Thursday, October 17, 2013

A Pretty Package, But Empty Inside

The Night Circus
by Erin Morgenstern
Published by Doubleday

3 Out of 5 Stars
Reviewed by Amanda

The Night Circus reminds me of a wedding cake: breathtakingly beautiful and intricate, with an infinite amount of attention paid to every detail. And, while you'll do the polite thing and talk about how delicious it was, in your heart-of-hearts you know that the simple homemade cake you've got waiting for you at home is infinitely better. Because a wedding cake isn't really about taste at all; it's all about flash, panache, and aesthetics. As your fork breaks through all the magic of sculpted icing, what you often find is that it lacks flavor and texture. All the effort went into the external and not the internal. That's how I feel about The Night Circus. It is unquestionably beautiful in its descriptions of the enchanting black and white Circus of Dreams and connects with you on the level of a child's awe and wonderment at encountering a world where the possibility of magic is confirmed.  However, in the final analysis what is missing is a story full of conflict, tension, and developed characters. It's certainly pretty to look at, but didn't resonate with me.

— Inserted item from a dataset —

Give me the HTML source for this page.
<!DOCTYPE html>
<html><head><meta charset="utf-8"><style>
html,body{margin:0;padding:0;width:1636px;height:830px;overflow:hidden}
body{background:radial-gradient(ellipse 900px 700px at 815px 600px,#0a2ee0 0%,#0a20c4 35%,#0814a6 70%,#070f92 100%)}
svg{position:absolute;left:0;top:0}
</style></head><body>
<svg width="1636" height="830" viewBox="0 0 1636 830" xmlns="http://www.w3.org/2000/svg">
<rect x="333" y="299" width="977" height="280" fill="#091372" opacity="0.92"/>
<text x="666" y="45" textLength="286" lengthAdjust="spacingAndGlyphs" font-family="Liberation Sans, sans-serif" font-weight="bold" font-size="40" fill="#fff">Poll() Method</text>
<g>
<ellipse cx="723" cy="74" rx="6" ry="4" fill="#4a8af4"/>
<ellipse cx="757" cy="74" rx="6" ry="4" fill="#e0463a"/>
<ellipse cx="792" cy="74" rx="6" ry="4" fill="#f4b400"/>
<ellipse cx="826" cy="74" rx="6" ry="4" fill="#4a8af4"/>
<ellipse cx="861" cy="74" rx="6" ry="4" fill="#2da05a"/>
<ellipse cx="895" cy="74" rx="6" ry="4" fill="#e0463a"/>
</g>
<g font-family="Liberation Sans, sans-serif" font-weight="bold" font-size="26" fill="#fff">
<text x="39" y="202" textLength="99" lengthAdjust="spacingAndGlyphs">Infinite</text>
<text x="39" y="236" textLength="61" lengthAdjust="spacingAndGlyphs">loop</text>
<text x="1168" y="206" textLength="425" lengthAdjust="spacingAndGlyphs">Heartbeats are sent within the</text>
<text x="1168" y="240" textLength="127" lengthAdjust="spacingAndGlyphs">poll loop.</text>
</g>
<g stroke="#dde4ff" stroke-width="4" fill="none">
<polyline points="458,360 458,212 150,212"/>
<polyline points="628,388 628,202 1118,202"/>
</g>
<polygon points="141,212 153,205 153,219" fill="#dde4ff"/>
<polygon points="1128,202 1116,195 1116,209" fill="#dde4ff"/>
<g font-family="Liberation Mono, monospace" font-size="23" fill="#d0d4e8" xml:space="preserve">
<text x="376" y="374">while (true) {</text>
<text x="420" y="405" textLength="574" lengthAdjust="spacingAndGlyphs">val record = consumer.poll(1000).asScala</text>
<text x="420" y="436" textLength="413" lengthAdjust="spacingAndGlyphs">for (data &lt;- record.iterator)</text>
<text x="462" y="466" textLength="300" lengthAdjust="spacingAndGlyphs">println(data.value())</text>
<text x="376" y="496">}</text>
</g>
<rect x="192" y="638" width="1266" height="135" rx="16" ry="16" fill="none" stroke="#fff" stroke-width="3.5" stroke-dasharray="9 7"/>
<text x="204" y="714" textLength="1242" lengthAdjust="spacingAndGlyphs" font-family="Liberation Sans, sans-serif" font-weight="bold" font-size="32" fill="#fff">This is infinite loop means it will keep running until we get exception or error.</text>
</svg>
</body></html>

The beginning of the book is filled with promise. Celia Bowen is delivered to her father, Prospero the Enchanter, after her mother commits suicide. Prospero is initially disinterested in the daughter he never knew nor wanted, but becomes intrigued when her anger manifests itself in the movement and breaking of objects in the room around her. Like her father, Celia has a gift for magic--a gift that her father uses to make a living as an illusionist, knowing that his audiences will never suspect what they witness on stage is real and not just sleight of hand. After training Celia to control her powers, Prospero contacts the mysterious Alexander, another true magician, and the two make a wager. Prospero will pit his daughter against an opponent of Alexander's choosing in a challenge that is never clearly defined to the reader. Alexander accepts and promptly plucks Marco, a boy with a love of reading, from a nearby orphanage and begins training him.

{a few spoilers ahead; those still interested in reading the book may want to stop here}

It's at this point that the book has a lot of promise and I'm actually getting excited about the challenge to come. This is also where problems start to surface. Several chapters segue into peripheral storylines not really deserving of exploration as they take the tension out of the challenge between the two magicians. But that's okay, because there's not a lot of tension there to begin with. Celia and Marco are trained for a challenge that's never defined for them. They don't know how the game is played (nor why) and they don't know who their opponent is. Hell, they don't even know what the challenge is until they've unknowingly been involved in it for a while. This is problematic because Celia and Marco have no reason to be invested in the challenge and neither does the reader as we, too, are kept in the dark in regard to all of these matters. It turns out that the challenge is the circus itself, designed specifically as a battleground for the two magicians and the challenge is basically to create additional tents of merriment and delight. That's it. No showdowns, no dramatic monologues, no tension, no pounding of wizard staffs, no ruthlessly executed tactical maneuvers. It's just "I think I'll make a pretty, pretty ice garden" followed by "Oh, he made a pretty, pretty ice garden. I think I'll make a really nifty wishing tree" and on and on it goes, where it stops nobody knows . . . or cares. To completely suck any tension out of this scenario, the two fall in love, which only heightens their disinterest in playing out the game. Their moves and countermoves actually become hidden messages to one another, tributes to the love that will never be.

All of this is not to say that I hated the book. I liked it and I could certainly appreciate the beauty of the descriptions. Some have compared it to Neil Gaiman, which I disagree with as Gaiman would have infused the story with sinister undertones, clever word play to catch the reader off-guard, and a gothic feel. What the book really needs are two magicians who know exactly who they are fighting and why they are fighting--and both of whom desperately want to win. Without that, it's just a tower of lovely icing that leaves you hungry for more than sugar and beauty in the end.


  1. This book IS wedding cake! Well analogied! I think part of the problem is that wedding cakes often get made a day or days in advance of the wedding day. Who ever in history of ever allows cake to sit about uneaten for days?! Heck, I notice in your review that you even have emergency cake awaiting you at home: "And, while you'll do the polite thing and talk about how delicious it was, in your heart-of-hearts you know that the simple homemade cake you've got waiting for you at home is infinitely better." Cake is no necessarily meant to look pretty. It's meant to taste pretty…in my mouth area and down amongst my guttage.

  2. Knowing the value of emergency cake is what separates man from the beasts. Sometimes I keep emergency cake FOR the emergency cake!